Reference: A Scientific Approach to Meditation

Meditation Exercise 1:

Meditative posture

Purpose:

To train the student to BE there comfortably settled in a meditative posture. The idea is to get the student to BE there and not do anything else but BE there.

Pre-requisite:

Study Chapter 3: Posture in Meditation

Instructions:

Find a quiet location to meditate, where you may be undisturbed for at least half an hour. Sit down in a posture per the reference above.

The meditative posture must stably maintain itself besides being natural and comfortable. It is important that the body be stably erect, and the mind alert in the mindfulness mode.

Use cushions as necessary. Prepare for a meditation session of at least twenty minutes. Set an alarm to indicate the end of session.

Adjust the posture till the body is comfortable. Take the time necessary to settle down. Once settled, keep the body immobile.

The first thing to observe is the natural process of breathing.

Look at breathing as it is naturally. Observe the impulses that make the breath to go in and out. Experience the long and short breaths as they are occurring by themselves.

Do not attempt to regulate the breathing.

When you start to meditate the body relaxes. This may give rise to minor physical reactions, such as, swallows, twitches, aches, etc.
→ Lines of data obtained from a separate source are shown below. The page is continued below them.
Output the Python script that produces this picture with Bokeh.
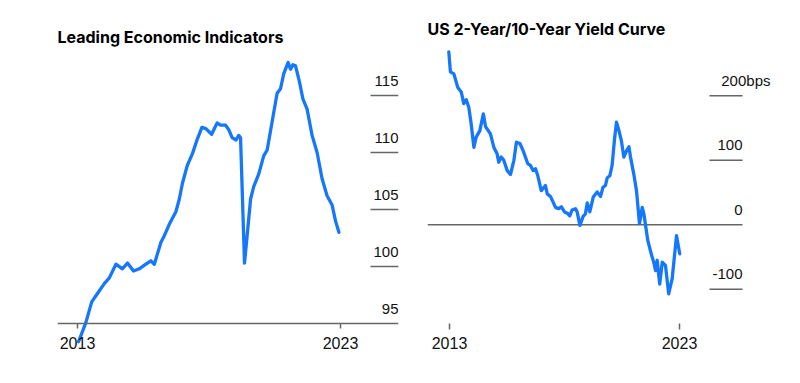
from bokeh.plotting import figure
from bokeh.layouts import row
from bokeh.models import (ColumnDataSource, LabelSet, LinearAxis, FixedTicker, Title)
from bokeh.core.properties import value
from bokeh.embed import file_html
from bokeh.resources import INLINE

# ---------------- data ----------------
lei_year = [2013.04, 2013.32, 2013.54, 2013.72, 2014.02, 2014.21, 2014.46, 2014.71,
            2014.90, 2015.13, 2015.35, 2015.60, 2015.79, 2015.92, 2016.17, 2016.30,
            2016.51, 2016.74, 2016.87, 2016.99, 2017.18, 2017.37, 2017.56, 2017.73,
            2017.88, 2018.10, 2018.31, 2018.44, 2018.63, 2018.75, 2018.88, 2019.03,
            2019.13, 2019.20, 2019.35, 2019.45, 2019.58, 2019.70, 2019.89, 2020.08,
            2020.21, 2020.40, 2020.59, 2020.72, 2020.84, 2021.01, 2021.10, 2021.19,
            2021.29, 2021.44, 2021.57, 2021.73, 2021.92, 2022.11, 2022.30, 2022.49,
            2022.68, 2022.81, 2022.94]
lei_value = [93.4, 95.1, 96.9, 97.5, 98.5, 99.0, 100.2, 99.8,
             100.3, 99.6, 99.8, 100.2, 100.5, 100.2, 102.1, 102.7,
             103.8, 104.8, 105.9, 107.3, 108.9, 109.9, 111.2, 112.2,
             112.1, 111.6, 112.6, 112.4, 112.4, 112.0, 111.3, 111.1,
             111.5, 111.3, 100.3, 102.7, 105.9, 107.0, 108.1, 109.7,
             110.2, 112.7, 115.2, 115.6, 116.9, 117.9, 117.3, 117.7,
             117.6, 116.2, 114.7, 113.8, 111.5, 110.0, 107.7, 106.2,
             105.4, 104.0, 103.0]
lei_ticks = [95, 100, 105, 110, 115]
lei_tick_labels = ["95", "100", "105", "110", "115"]

curve_year = [2012.97, 2013.04, 2013.19, 2013.36, 2013.51, 2013.62, 2013.73, 2013.84,
              2013.94, 2014.06, 2014.16, 2014.32, 2014.47, 2014.57, 2014.78, 2014.93,
              2015.07, 2015.14, 2015.25, 2015.36, 2015.51, 2015.65, 2015.80, 2015.91,
              2016.06, 2016.20, 2016.40, 2016.52, 2016.64, 2016.74, 2016.84, 2016.99,
              2017.17, 2017.25, 2017.39, 2017.61, 2017.75, 2017.86, 2018.00, 2018.12,
              2018.23, 2018.33, 2018.48, 2018.55, 2018.67, 2018.81, 2018.91, 2018.99,
              2019.10, 2019.25, 2019.42, 2019.57, 2019.67, 2019.78, 2019.86, 2019.97,
              2020.07, 2020.17, 2020.26, 2020.36, 2020.47, 2020.58, 2020.70, 2020.80,
              2020.87, 2021.01, 2021.13, 2021.26, 2021.38, 2021.45, 2021.62, 2021.77,
              2021.88, 2021.96, 2022.03, 2022.14, 2022.25, 2022.39, 2022.53, 2022.68,
              2022.87, 2023.01]
curve_bps = [268, 237, 234, 213, 206, 188, 194, 182,
             157, 120, 136, 146, 172, 152, 141, 120,
             110, 97, 105, 100, 84, 78, 100, 128,
             126, 115, 95, 92, 84, 87, 76, 53,
             61, 48, 44, 27, 25, 28, 20, 18,
             14, 23, 25, 20, -1, 13, 17, 34,
             20, 43, 51, 44, 58, 61, 73, 76,
             92, 131, 159, 147, 131, 105, 115, 121,
             105, 79, 53, 2, 27, 17, -24, -45,
             -58, -71, -55, -92, -58, -63, -107, -84,
             -17, -45]
curve_ticks = [-100, 0, 100, 200]
curve_tick_labels = ["-100", "0", "100", "200bps"]

year_ticks = [2013, 2023]

# ---------------- style ----------------
BLUE = "#1577fb"
GRAY = "#666666"
FONT = "Liberation Sans"
TITLE_FONT = "Inter"
FIG_H = 375
TOP = 48          # frame top (both plots share it)
BOTTOM = 20       # space under the frames


def base_fig(width, x_range, y_range, left, right):
    p = figure(width=width, height=FIG_H, output_backend="svg", toolbar_location=None,
               x_range=x_range, y_range=y_range,
               x_axis_location=None, y_axis_location=None,
               min_border_left=left, min_border_right=right,
               min_border_top=TOP, min_border_bottom=BOTTOM)
    p.outline_line_color = None
    p.xgrid.visible = False
    p.ygrid.visible = False
    p.background_fill_color = "white"
    p.border_fill_color = "white"
    return p


def make_title(text, standoff):
    return Title(text=text, text_font=TITLE_FONT, text_font_size="16px",
                 text_font_style="bold", text_color="#000000", align="left",
                 standoff=standoff, offset=0)


def year_axis(loc):
    ax = LinearAxis(ticker=FixedTicker(ticks=year_ticks, minor_ticks=[]),
                    fixed_location=loc)
    ax.major_tick_in = 0
    ax.major_tick_line_color = GRAY
    ax.major_tick_line_width = 1.5
    ax.minor_tick_line_color = None
    ax.major_label_text_font = FONT
    ax.major_label_text_font_size = "16px"
    ax.major_label_text_color = "#111111"
    return ax


def tick_labels(p, xs, ys, texts, dxs):
    src = ColumnDataSource(dict(x=xs, y=ys, text=texts, dx=dxs))
    p.add_layout(LabelSet(x="x", y="y", text="text", source=src, text_align="right",
                          text_baseline="alphabetic", x_offset="dx", y_offset=10,
                          text_font=value(FONT), text_font_size=value("15px"),
                          text_color="#111111"))


# ---------------- left: Leading Economic Indicators ----------------
L_PX = 26.3        # px per year   (2013 tick at page x 77)
L_UNIT = 11.4      # px per point  (95 at page y 323)
x1_range = (2013 - 20 / L_PX, 2023 + 58 / L_PX)
y1_range = (95 - (FIG_H - BOTTOM - 323) / L_UNIT, 95 + (323 - TOP) / L_UNIT)
p1 = base_fig(408, x1_range, y1_range, 57, 10)
p1.title = make_title("Leading Economic Indicators", 4)

ax1 = year_axis(lei_ticks[0])
ax1.axis_line_color = GRAY
ax1.axis_line_width = 1.5
ax1.major_tick_out = 5
ax1.major_label_standoff = 8
p1.add_layout(ax1, "below")

tick_x0_1 = x1_range[1] - 28 / L_PX
p1.segment(x0=tick_x0_1, x1=x1_range[1], y0=lei_ticks[1:], y1=lei_ticks[1:],
           line_color=GRAY, line_width=1.5)
tick_labels(p1, [x1_range[1]] * len(lei_ticks), lei_ticks, lei_tick_labels,
            [0] * len(lei_ticks))

p1.line(lei_year, lei_value, line_color=BLUE, line_width=3.3, line_join="round",
        line_cap="round")

# ---------------- right: US 2-Year/10-Year Yield Curve ----------------
R_PX = 23.0        # px per year   (2013 tick at page x 449)
R_UNIT = 0.645     # px per bp     (0 at page y 224.3)
ZERO_Y = 224.3
x2_range = (2013 - 22 / R_PX, 2023 + 96 / R_PX)
y2_range = (-(FIG_H - BOTTOM - ZERO_Y) / R_UNIT, (ZERO_Y - TOP) / R_UNIT)
x_lab2 = 2023 + 63 / R_PX          # right end of the value scale
p2 = base_fig(384, x2_range, y2_range, 19, 17)
p2.title = make_title("US 2-Year/10-Year Yield Curve", 19)

ax2 = year_axis(-(323 - ZERO_Y) / R_UNIT)
ax2.axis_line_color = None
ax2.major_tick_out = 6
ax2.major_label_standoff = 7
p2.add_layout(ax2, "below")

# zero line
p2.segment(x0=x2_range[0], x1=x_lab2, y0=0, y1=0, line_color=GRAY, line_width=1.5)

tick_x0_2 = x_lab2 - 33 / R_PX
ticks_no_zero = [t for t in curve_ticks if t != 0]
p2.segment(x0=tick_x0_2, x1=x_lab2, y0=ticks_no_zero, y1=ticks_no_zero,
           line_color=GRAY, line_width=1.5)
dx = [28 if lbl.endswith("bps") else 0 for lbl in curve_tick_labels]
tick_labels(p2, [x_lab2] * len(curve_ticks), curve_ticks, curve_tick_labels, dx)

p2.line(curve_year, curve_bps, line_color=BLUE, line_width=3.3, line_join="round",
        line_cap="round")

layout = row(p1, p2, spacing=0)
open("out.html", "w").write(file_html(layout, INLINE))
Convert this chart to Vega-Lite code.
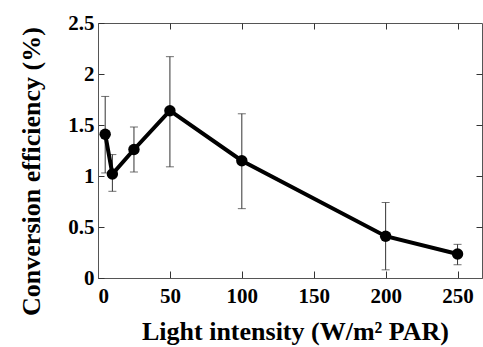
{
  "$schema": "https://vega.github.io/schema/vega-lite/v6.json",
  "width": 384,
  "height": 255,
  "autosize": {"type": "none"},
  "padding": {"left": 98, "top": 23, "right": 1, "bottom": 69},
  "background": "white",
  "config": {
    "view": {"stroke": "#555", "strokeWidth": 1},
    "axis": {
      "grid": false,
      "labelFont": "Liberation Serif",
      "labelFontWeight": "bold",
      "labelFontSize": 21,
      "labelColor": "black",
      "titleFont": "Liberation Serif",
      "titleFontWeight": "bold",
      "titleFontSize": 26,
      "titleColor": "black",
      "domainColor": "#555",
      "tickColor": "#333"
    }
  },
  "data": {
    "values": [
      {"x": 5, "y": 1.41, "lo": 1.03, "hi": 1.78},
      {"x": 10, "y": 1.02, "lo": 0.85, "hi": 1.21},
      {"x": 25, "y": 1.26, "lo": 1.04, "hi": 1.48},
      {"x": 50, "y": 1.64, "lo": 1.09, "hi": 2.17},
      {"x": 100, "y": 1.15, "lo": 0.68, "hi": 1.61},
      {"x": 200, "y": 0.41, "lo": 0.08, "hi": 0.74},
      {"x": 250, "y": 0.235, "lo": 0.13, "hi": 0.33}
    ]
  },
  "resolve": {"axis": {"x": "independent", "y": "independent"}},
  "layer": [
    {
      "mark": {"type": "rule", "color": "#333", "strokeWidth": 1},
      "encoding": {
        "x": {"field": "x", "type": "quantitative",
          "scale": {"domain": [0, 267], "nice": false, "zero": false},
          "axis": {"values": [0, 50, 100, 150, 200, 250], "tickSize": -7, "labelPadding": 14, "title": "Light intensity (W/m² PAR)", "titlePadding": 12, "titleFontSize": 26, "titleX": 197}},
        "y": {"field": "lo", "type": "quantitative",
          "scale": {"domain": [0, 2.5], "nice": false},
          "axis": {"values": [0, 0.5, 1, 1.5, 2, 2.5], "format": "~g", "tickSize": -6, "labelPadding": 10, "title": "Conversion efficiency (%)", "titlePadding": 23, "titleFontSize": 26, "titleY": 148}},
        "y2": {"field": "hi"}
      }
    },
    {
      "mark": {"type": "tick", "orient": "horizontal", "color": "#333", "size": 8, "thickness": 1},
      "encoding": {
        "x": {"field": "x", "type": "quantitative", "axis": {"orient": "top", "values": [50, 100, 150, 200, 250], "labels": false, "title": null, "tickSize": -6, "domain": false}},
        "y": {"field": "lo", "type": "quantitative", "axis": {"orient": "right", "values": [0.5, 1, 1.5, 2], "labels": false, "title": null, "tickSize": -6, "domain": false}}
      }
    },
    {
      "mark": {"type": "tick", "orient": "horizontal", "color": "#333", "size": 8, "thickness": 1},
      "encoding": {
        "x": {"field": "x", "type": "quantitative", "axis": null},
        "y": {"field": "hi", "type": "quantitative", "axis": null}
      }
    },
    {
      "mark": {"type": "line", "color": "black", "strokeWidth": 4},
      "encoding": {
        "x": {"field": "x", "type": "quantitative", "axis": null},
        "y": {"field": "y", "type": "quantitative", "axis": null}
      }
    },
    {
      "mark": {"type": "point", "filled": true, "color": "black", "size": 130, "opacity": 1},
      "encoding": {
        "x": {"field": "x", "type": "quantitative", "axis": null},
        "y": {"field": "y", "type": "quantitative", "axis": null}
      }
    }
  ]
}
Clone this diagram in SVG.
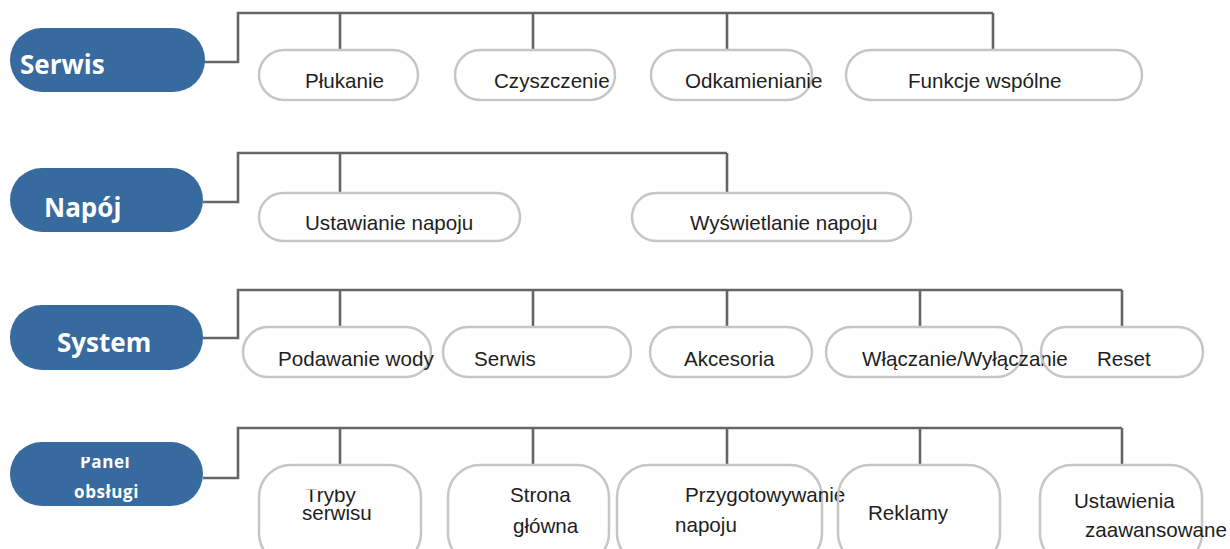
<svg xmlns="http://www.w3.org/2000/svg" width="1230" height="549" viewBox="0 0 1230 549">
  <style>
    .root { fill: #376a9e; }
    .root-label { fill: #ffffff; font-family: "Open Sans", "Noto Sans", sans-serif; font-weight: bold; font-size: 26px; }
    .root-small { fill: #ffffff; font-family: "Open Sans", "Noto Sans", sans-serif; font-weight: bold; font-size: 17px; letter-spacing: 0.6px; }
    .leaf { fill: none; stroke: #c6c6c6; stroke-width: 2.5; }
    .leaf-label { fill: #1e1e1e; font-family: "Liberation Sans", Arial, sans-serif; font-size: 20.6px; }
    .wire { fill: none; stroke: #666666; stroke-width: 2.6; stroke-linejoin: miter; }
  </style>
  <defs>
    <clipPath id="clip-panel"><rect x="0" y="457" width="230" height="60"/></clipPath>
    <clipPath id="clip-tryby"><rect x="280" y="489.5" width="100" height="40"/></clipPath>
    <clipPath id="clip-strona"><rect x="490" y="488" width="100" height="40"/></clipPath>
    <clipPath id="clip-przyg"><rect x="660" y="487" width="200" height="40"/></clipPath>
  </defs>
  <rect width="1230" height="549" fill="#ffffff"/>

  <!-- connectors -->
  <g id="connectors" class="wire">
    <path d="M203 62 H238 V13 H993 M340 13 V50 M533 13 V50 M727 13 V50 M993 13 V50"/>
    <path d="M203 202 H238 V153 H727 M340 153 V193 M727 153 V193"/>
    <path d="M203 338 H238 V290 H1122 M340 290 V327 M533 290 V327 M727 290 V327 M920 290 V327 M1122 290 V327"/>
    <path d="M203 478 H238 V428 H1122 M340 428 V465 M533 428 V465 M727 428 V465 M920 428 V465 M1122 428 V465"/>
  </g>

  <!-- row 1 -->
  <g id="serwis">
    <rect class="root" x="10" y="28" width="195" height="64" rx="32"/>
    <text class="root-label" x="20" y="74">Serwis</text>
  </g>
  <g id="plukanie">
    <rect class="leaf" x="259" y="50" width="159" height="50" rx="25"/>
    <text class="leaf-label" x="305" y="88">Płukanie</text>
  </g>
  <g id="czyszczenie">
    <rect class="leaf" x="455" y="50" width="160" height="50" rx="25"/>
    <text class="leaf-label" x="494" y="88">Czyszczenie</text>
  </g>
  <g id="odkamienianie">
    <rect class="leaf" x="651" y="50" width="161" height="50" rx="25"/>
    <text class="leaf-label" x="685" y="88">Odkamienianie</text>
  </g>
  <g id="funkcje-wspolne">
    <rect class="leaf" x="846" y="50" width="296" height="50" rx="25"/>
    <text class="leaf-label" x="908" y="88">Funkcje wspólne</text>
  </g>

  <!-- row 2 -->
  <g id="napoj">
    <rect class="root" x="10" y="168" width="193" height="64" rx="32"/>
    <text class="root-label" x="44" y="217">Napój</text>
  </g>
  <g id="ustawianie-napoju">
    <rect class="leaf" x="259" y="193" width="261" height="48" rx="24"/>
    <text class="leaf-label" x="305" y="230">Ustawianie napoju</text>
  </g>
  <g id="wyswietlanie-napoju">
    <rect class="leaf" x="632" y="193" width="279" height="48" rx="24"/>
    <text class="leaf-label" x="690" y="230">Wyświetlanie napoju</text>
  </g>

  <!-- row 3 -->
  <g id="system">
    <rect class="root" x="10" y="305" width="193" height="65" rx="32"/>
    <text class="root-label" x="57" y="352">System</text>
  </g>
  <g id="podawanie-wody">
    <rect class="leaf" x="243" y="327" width="188" height="50" rx="25"/>
    <text class="leaf-label" x="278" y="366">Podawanie wody</text>
  </g>
  <g id="serwis-system">
    <rect class="leaf" x="443" y="327" width="188" height="50" rx="25"/>
    <text class="leaf-label" x="474" y="366">Serwis</text>
  </g>
  <g id="akcesoria">
    <rect class="leaf" x="650" y="327" width="162" height="50" rx="25"/>
    <text class="leaf-label" x="684" y="366">Akcesoria</text>
  </g>
  <g id="wlaczanie">
    <rect class="leaf" x="826" y="327" width="196" height="50" rx="25"/>
    <text class="leaf-label" x="862" y="366">Włączanie/Wyłączanie</text>
  </g>
  <g id="reset">
    <rect class="leaf" x="1041" y="327" width="162" height="50" rx="25"/>
    <text class="leaf-label" x="1097" y="366">Reset</text>
  </g>

  <!-- row 4 -->
  <g id="panel-obslugi">
    <rect class="root" x="10" y="442" width="193" height="64" rx="32"/>
    <text class="root-small" x="80" y="468" clip-path="url(#clip-panel)">Panel</text>
    <text class="root-small" x="74" y="498">obsługi</text>
  </g>
  <g id="tryby-serwisu">
    <rect class="leaf" x="259" y="465" width="162" height="100" rx="32"/>
    <text class="leaf-label" x="305" y="502" clip-path="url(#clip-tryby)">Tryby</text>
    <text class="leaf-label" x="302" y="520">serwisu</text>
  </g>
  <g id="strona-glowna">
    <rect class="leaf" x="448" y="465" width="161" height="100" rx="32"/>
    <text class="leaf-label" x="510" y="502" clip-path="url(#clip-strona)">Strona</text>
    <text class="leaf-label" x="513" y="533">główna</text>
  </g>
  <g id="przygotowywanie-napoju">
    <rect class="leaf" x="617" y="465" width="205" height="100" rx="32"/>
    <text class="leaf-label" x="685" y="502" clip-path="url(#clip-przyg)">Przygotowywanie</text>
    <text class="leaf-label" x="675" y="532">napoju</text>
  </g>
  <g id="reklamy">
    <rect class="leaf" x="838" y="465" width="162" height="100" rx="32"/>
    <text class="leaf-label" x="868" y="520">Reklamy</text>
  </g>
  <g id="ustawienia-zaawansowane">
    <rect class="leaf" x="1040" y="465" width="162" height="100" rx="32"/>
    <text class="leaf-label" x="1074" y="508">Ustawienia</text>
    <text class="leaf-label" x="1085" y="537">zaawansowane</text>
  </g>
</svg>
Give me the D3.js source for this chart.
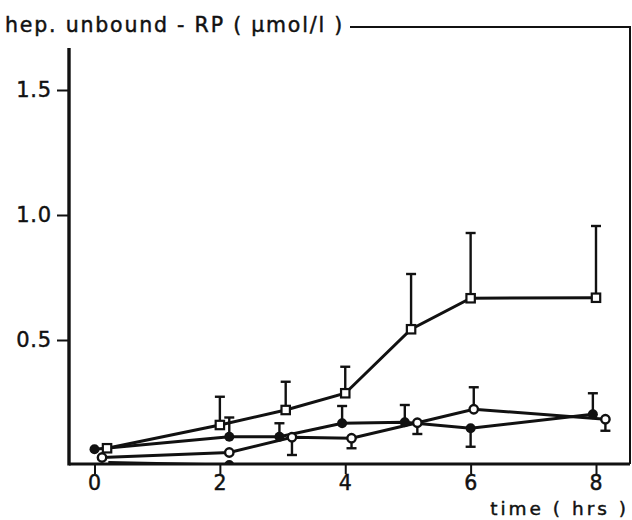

Do not interfere with any reactions. Let them occur as they may.

Thoughts about daily activity and recent events may start to crowd the mind.

Do not avoid, resist, deny, or suppress any thoughts. Let them come and go as they may.

Meditation is being there, and seeing things as they are.

The idea is to BE there and not do anything else but BE there.

Continue this exercise for 20 minutes. You may repeat this exercise as many times as you wish until you are fully satisfied with your meditative posture.

End of Exercise:

When you can BE there comfortably and PERCEIVE without your attention going to the posture, the exercise is passed.